After cutting spending during the Great Recession, S.C. House budget writers say it is time for the state to borrow again for colleges and job training, overdue maintenance and to lay the groundwork for more economic development.
The state Senate’s top leader said Friday that he is inclined to agree. Republican Gov. Nikki Haley is reserving judgment for now, her spokeswoman said Friday.
The House Ways and Means Committee voted late Thursday to borrow nearly $500 million for the projects, the first major state bond issue for buildings and infrastructure in 15 years.
The borrowed money would:
• Give 12 colleges and universities across the state — including Clemson, Winthrop, Coastal Carolina, MUSC, the Citadel, the College of Charleston and USC-Beaufort, but not S.C. State — money to repair buildings, including two University of South Carolina buildings
• Set aside money for K-12 education that could be used to help resolve a Supreme Court ruling saying the state should do more for rural schools
• Pay for overdue maintenance of state buildings and to renovate state welcome centers
• Improve workforce training — a Haley goal — at at least five technical colleges across the state, including a Lowcountry aeronautical training center for Boeing
• Spend millions on water and sewer projects for economic development; that money could support more rural jobs, another Haley priority
Senate President Pro Tempore Hugh Leatherman, R-Florence, said Friday he would look favorably at the bond package, adding the Senate could change or add to the projects.
Gov. Haley was more iffy on the idea. Spokeswoman Chaney Adams said Haley does not plan to weigh in yet on the proposal.
‘Buildings ... get run down’
Until late Thursday, the General Assembly had not passed a similar borrowing package in 15 years.
“That’s a long time,” Leatherman said, adding the state’s needs have grown during that period.
House budget writers say now is the time to borrow because the state’s general fund is growing again and interest rates are low.
Higher education could be one winner.
Under the House plan, USC would get $15 million to renovate its law school building on Main Street, a project estimated to cost $25 million, and $5 million to renovate its South Caroliniana Library on the Horseshoe.
State Sen. John Courson, R-Richland, said the library houses valuable historical records. “We’re being negligent if we don’t spend the money (protecting the) historical documents that made the state what it is.”
Universities often ask for more state money for deferred maintenance but only get a small portion — if any — of their request. “It's the hardest money to come by,” USC president Harris Pastides said Friday.
The bond package also includes $20 million for overdue maintenance on state-owned buildings, including those in S.C. parks.
“Buildings, just like the house you live in, they deteriorate, get run down,” Leatherman said. “You’ve got to keep them maintained ... to continue to use them.”

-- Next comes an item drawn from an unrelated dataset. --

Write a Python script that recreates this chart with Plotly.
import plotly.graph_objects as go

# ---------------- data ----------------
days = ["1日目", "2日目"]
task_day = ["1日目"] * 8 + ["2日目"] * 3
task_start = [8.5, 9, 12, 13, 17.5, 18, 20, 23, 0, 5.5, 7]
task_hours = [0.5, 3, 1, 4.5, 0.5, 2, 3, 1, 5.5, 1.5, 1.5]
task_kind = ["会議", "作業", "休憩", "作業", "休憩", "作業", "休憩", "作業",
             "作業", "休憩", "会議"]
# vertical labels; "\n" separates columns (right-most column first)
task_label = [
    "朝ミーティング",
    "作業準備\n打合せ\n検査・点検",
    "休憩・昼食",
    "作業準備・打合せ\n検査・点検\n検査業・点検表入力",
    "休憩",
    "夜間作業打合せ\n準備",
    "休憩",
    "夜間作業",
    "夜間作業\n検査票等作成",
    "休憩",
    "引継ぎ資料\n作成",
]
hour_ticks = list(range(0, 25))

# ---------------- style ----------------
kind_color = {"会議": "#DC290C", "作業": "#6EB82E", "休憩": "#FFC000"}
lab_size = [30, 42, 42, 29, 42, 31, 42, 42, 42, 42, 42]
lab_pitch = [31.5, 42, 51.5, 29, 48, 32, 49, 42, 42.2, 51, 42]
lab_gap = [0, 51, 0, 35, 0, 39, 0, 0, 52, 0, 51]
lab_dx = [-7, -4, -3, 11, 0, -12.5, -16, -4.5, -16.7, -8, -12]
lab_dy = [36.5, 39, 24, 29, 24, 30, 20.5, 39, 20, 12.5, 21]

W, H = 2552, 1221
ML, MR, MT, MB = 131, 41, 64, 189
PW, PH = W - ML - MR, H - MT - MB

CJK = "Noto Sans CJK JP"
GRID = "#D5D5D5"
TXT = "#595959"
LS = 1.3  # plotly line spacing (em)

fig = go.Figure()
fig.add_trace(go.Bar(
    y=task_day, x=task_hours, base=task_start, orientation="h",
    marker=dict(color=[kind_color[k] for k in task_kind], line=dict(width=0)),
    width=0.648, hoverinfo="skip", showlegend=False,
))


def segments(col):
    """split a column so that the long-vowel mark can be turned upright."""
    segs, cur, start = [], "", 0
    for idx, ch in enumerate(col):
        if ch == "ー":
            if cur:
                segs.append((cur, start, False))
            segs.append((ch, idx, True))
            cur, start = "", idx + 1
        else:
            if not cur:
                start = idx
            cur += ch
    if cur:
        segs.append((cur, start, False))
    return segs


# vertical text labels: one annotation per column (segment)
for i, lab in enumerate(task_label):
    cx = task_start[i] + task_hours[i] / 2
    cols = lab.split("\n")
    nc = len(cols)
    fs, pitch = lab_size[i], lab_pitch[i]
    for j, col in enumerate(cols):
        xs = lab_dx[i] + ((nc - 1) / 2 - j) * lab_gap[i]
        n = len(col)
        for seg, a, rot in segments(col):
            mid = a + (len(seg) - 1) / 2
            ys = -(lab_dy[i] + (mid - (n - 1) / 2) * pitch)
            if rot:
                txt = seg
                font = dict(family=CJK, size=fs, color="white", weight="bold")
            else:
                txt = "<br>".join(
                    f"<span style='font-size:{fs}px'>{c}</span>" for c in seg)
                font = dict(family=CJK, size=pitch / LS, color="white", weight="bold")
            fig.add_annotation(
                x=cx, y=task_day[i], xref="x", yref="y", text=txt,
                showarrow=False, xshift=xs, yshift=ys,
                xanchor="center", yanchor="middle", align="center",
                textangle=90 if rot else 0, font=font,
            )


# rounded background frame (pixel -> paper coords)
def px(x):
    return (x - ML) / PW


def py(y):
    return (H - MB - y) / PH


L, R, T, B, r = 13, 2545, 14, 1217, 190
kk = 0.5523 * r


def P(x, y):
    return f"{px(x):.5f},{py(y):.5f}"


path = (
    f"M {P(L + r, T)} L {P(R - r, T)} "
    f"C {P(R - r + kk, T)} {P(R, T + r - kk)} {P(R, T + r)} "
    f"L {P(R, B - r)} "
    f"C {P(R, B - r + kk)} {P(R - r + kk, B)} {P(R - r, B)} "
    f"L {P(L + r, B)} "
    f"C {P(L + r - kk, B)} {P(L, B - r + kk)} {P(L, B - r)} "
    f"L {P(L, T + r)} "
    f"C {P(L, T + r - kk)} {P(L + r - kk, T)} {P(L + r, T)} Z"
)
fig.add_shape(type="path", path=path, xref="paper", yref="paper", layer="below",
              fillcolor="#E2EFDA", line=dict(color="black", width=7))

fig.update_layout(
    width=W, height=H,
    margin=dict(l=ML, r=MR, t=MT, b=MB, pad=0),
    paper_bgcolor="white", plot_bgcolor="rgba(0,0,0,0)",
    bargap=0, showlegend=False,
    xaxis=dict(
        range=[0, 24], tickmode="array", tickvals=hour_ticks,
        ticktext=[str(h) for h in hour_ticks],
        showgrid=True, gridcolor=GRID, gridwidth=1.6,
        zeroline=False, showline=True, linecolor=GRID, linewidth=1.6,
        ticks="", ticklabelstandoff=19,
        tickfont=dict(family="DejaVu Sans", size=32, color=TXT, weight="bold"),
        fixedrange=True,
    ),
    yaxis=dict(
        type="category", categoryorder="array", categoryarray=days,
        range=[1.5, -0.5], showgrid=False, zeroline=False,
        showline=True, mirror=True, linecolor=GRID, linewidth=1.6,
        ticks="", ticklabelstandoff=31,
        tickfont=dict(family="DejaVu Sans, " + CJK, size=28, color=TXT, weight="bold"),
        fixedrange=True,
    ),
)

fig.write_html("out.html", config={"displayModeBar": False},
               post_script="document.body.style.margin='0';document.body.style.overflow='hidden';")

‘Not going to spend it on anything’
The proposed bond package also includes $50 million for K-12 education.
That money is not geared toward one project. Instead, it is set aside as a reserve in case lawmakers need to respond with dollars to the Supreme Court’s recent decision that the state is not doing enough for rural schools, said state Rep. Kenny Bingham R-Lexington.
“(The money) is available to deal with the problem if it’s needed and, until we determine that, we’re not going to spend it on anything,” Bingham said.

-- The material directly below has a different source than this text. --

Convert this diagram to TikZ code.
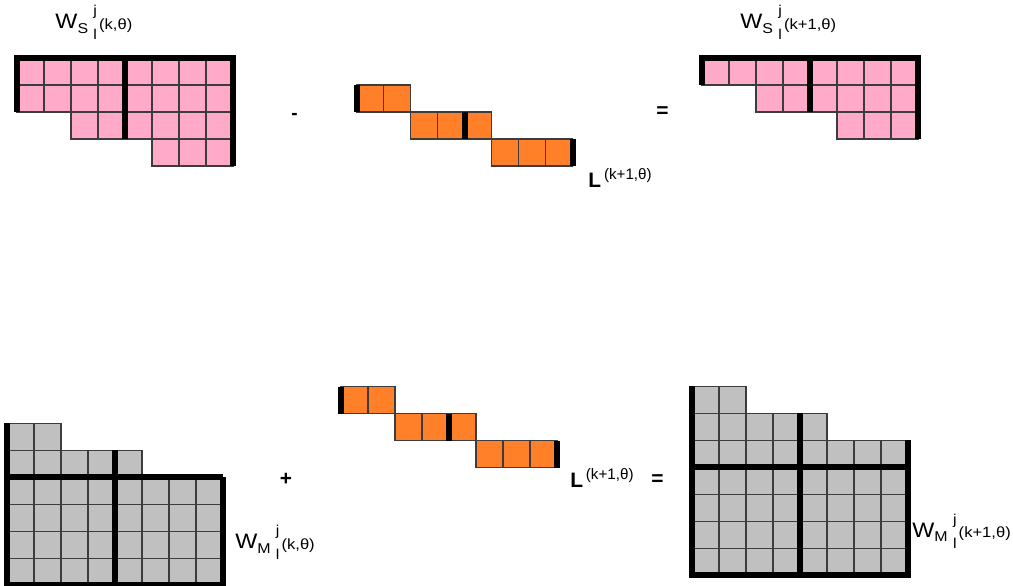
\documentclass[tikz,border=0pt]{standalone}
\usepackage{fontspec}
\setmainfont{Liberation Sans}
\usepackage{tikz}
\definecolor{wspink}{HTML}{FFAAC8}
\definecolor{lorange}{HTML}{FF8028}
\definecolor{wmgray}{HTML}{C0C0C0}
\definecolor{gridgray}{HTML}{3C3C3C}
% W with sub/superscripts: #1 = S or M, #2 = (k,theta) part
\newcommand{\wlbl}[2]{\scalebox{1.12}[1]{{\fontsize{11}{13}\selectfont W}\raisebox{-2.6pt}{\fontsize{7.5}{8}\selectfont #1}\hspace{2.5pt}\rlap{\raisebox{6.8pt}{\fontsize{7.5}{8}\selectfont j}}\raisebox{-5.8pt}{\fontsize{7.5}{8}\selectfont l}\hspace{1pt}\raisebox{-0.5pt}{\fontsize{7.8}{9}\selectfont #2}}}
\newcommand{\llbl}{{\fontsize{11}{13}\selectfont\bfseries L}\hspace{1.5pt}\raisebox{4.2pt}{\fontsize{8}{9}\selectfont (k+1,θ)}}

\begin{document}
\begin{tikzpicture}[x=0.5cm,y=0.5cm,
    cell/.style={draw=gridgray,line width=0.6pt},
    blk/.style={draw=black,line width=3pt},
    lbl/.style={inner sep=0pt,anchor=base west},
    op/.style={inner sep=0pt,font=\fontsize{11}{13}\selectfont\bfseries}
  ]
  \useasboundingbox (0,0) rectangle (37.52,-21.70);

  % W_S (k,theta)
  \begin{scope}[shift={(0.63,-2.15)}]
    \foreach \r/\a/\b in {0/0/7,1/0/7,2/2/7,3/5/7}
      \foreach \c in {\a,...,\b}
        \draw[cell,fill=wspink] (\c,-\r) rectangle ++(1,-1);
    \draw[blk] (0,-2) -- (0,0) -- (8,0) -- (8,-4);
    \draw[blk] (4,0) -- (4,-3);
  \end{scope}

  % L top
  \begin{scope}[shift={(13.22,-3.15)}]
    \foreach \r/\a/\b in {0/0/1,1/2/4,2/5/7}
      \foreach \c in {\a,...,\b}
        \draw[cell,fill=lorange] (\c,-\r) rectangle ++(1,-1);
    \draw[blk] (0,0) -- (0,-1);
    \draw[blk] (4,-1) -- (4,-2);
    \draw[blk] (8,-2) -- (8,-3);
  \end{scope}

  % W_S (k+1,theta)
  \begin{scope}[shift={(26.0,-2.15)}]
    \foreach \r/\a/\b in {0/0/7,1/2/7,2/5/7}
      \foreach \c in {\a,...,\b}
        \draw[cell,fill=wspink] (\c,-\r) rectangle ++(1,-1);
    \draw[blk] (0,-1) -- (0,0) -- (8,0) -- (8,-3);
    \draw[blk] (4,0) -- (4,-2);
  \end{scope}

  % W_M (k,theta)
  \begin{scope}[shift={(0.26,-15.67)}]
    \foreach \r/\a/\b in {0/0/1,1/0/4,2/0/7,3/0/7,4/0/7,5/0/7}
      \foreach \c in {\a,...,\b}
        \draw[cell,fill=wmgray] (\c,-\r) rectangle ++(1,-1);
    \draw[blk] (8,-2) -- (8,-6) -- (0,-6) -- (0,0);
    \draw[blk] (0,-2) -- (8,-2);
    \draw[blk] (4,-1) -- (4,-6);
  \end{scope}

  % L bottom
  \begin{scope}[shift={(12.63,-14.33)}]
    \foreach \r/\a/\b in {0/0/1,1/2/4,2/5/7}
      \foreach \c in {\a,...,\b}
        \draw[cell,fill=lorange] (\c,-\r) rectangle ++(1,-1);
    \draw[blk] (0,0) -- (0,-1);
    \draw[blk] (4,-1) -- (4,-2);
    \draw[blk] (8,-2) -- (8,-3);
  \end{scope}

  % W_M (k+1,theta)
  \begin{scope}[shift={(25.63,-14.30)}]
    \foreach \r/\a/\b in {0/0/1,1/0/4,2/0/7,3/0/7,4/0/7,5/0/7,6/0/7}
      \foreach \c in {\a,...,\b}
        \draw[cell,fill=wmgray] (\c,-\r) rectangle ++(1,-1);
    \draw[blk] (8,-2) -- (8,-7) -- (0,-7) -- (0,0);
    \draw[blk] (0,-3) -- (8,-3);
    \draw[blk] (4,-1) -- (4,-7);
  \end{scope}

  % labels
  \node[lbl] (wsk) at (2.04,-1.04) {\wlbl{S}{(k,θ)}};
  \node[lbl] (wsk1) at (27.41,-1.04) {\wlbl{S}{(k+1,θ)}};
  \node[lbl] (ltop) at (21.78,-6.93) {\llbl};
  \node[lbl] (lbot) at (21.11,-18.07) {\llbl};
  \node[lbl] (wmk) at (8.70,-20.33) {\wlbl{M}{(k,θ)}};
  \node[lbl] (wmk1) at (33.78,-19.89) {\wlbl{M}{(k+1,θ)}};

  % operators
  \node[op,anchor=base,font=\fontsize{10}{12}\selectfont\bfseries] (minus) at (10.91,-4.44) {-};
  \node[op] (eqtop) at (24.54,-4.15) {=};
  \node[op,font=\fontsize{11}{13}\selectfont\bfseries] (plus) at (10.59,-17.74) {+};
  \node[op] (eqbot) at (24.35,-17.78) {=};
\end{tikzpicture}
\end{document}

Bingham, who chairs the House budget subcommittee for K-12 education, is a member of a task force — appointed by Speaker Jay Lucas, R-Darlington — that begins meeting Monday to work on a solution to that court ruling.
In addition, $60 million would go to the state Department of Commerce to help pay for water and sewer projects needed for economic development.
Rural areas need infrastructure to compete with urban areas in attracting companies, said Leatherman.
Commerce secretary Bobby Hitt said additional money could help jump-start business recruitment in rural areas.
“Our approach has been to help communities ‘set the table’ for economic development by assisting with essential infrastructure, like roads, water and sewer,” he said.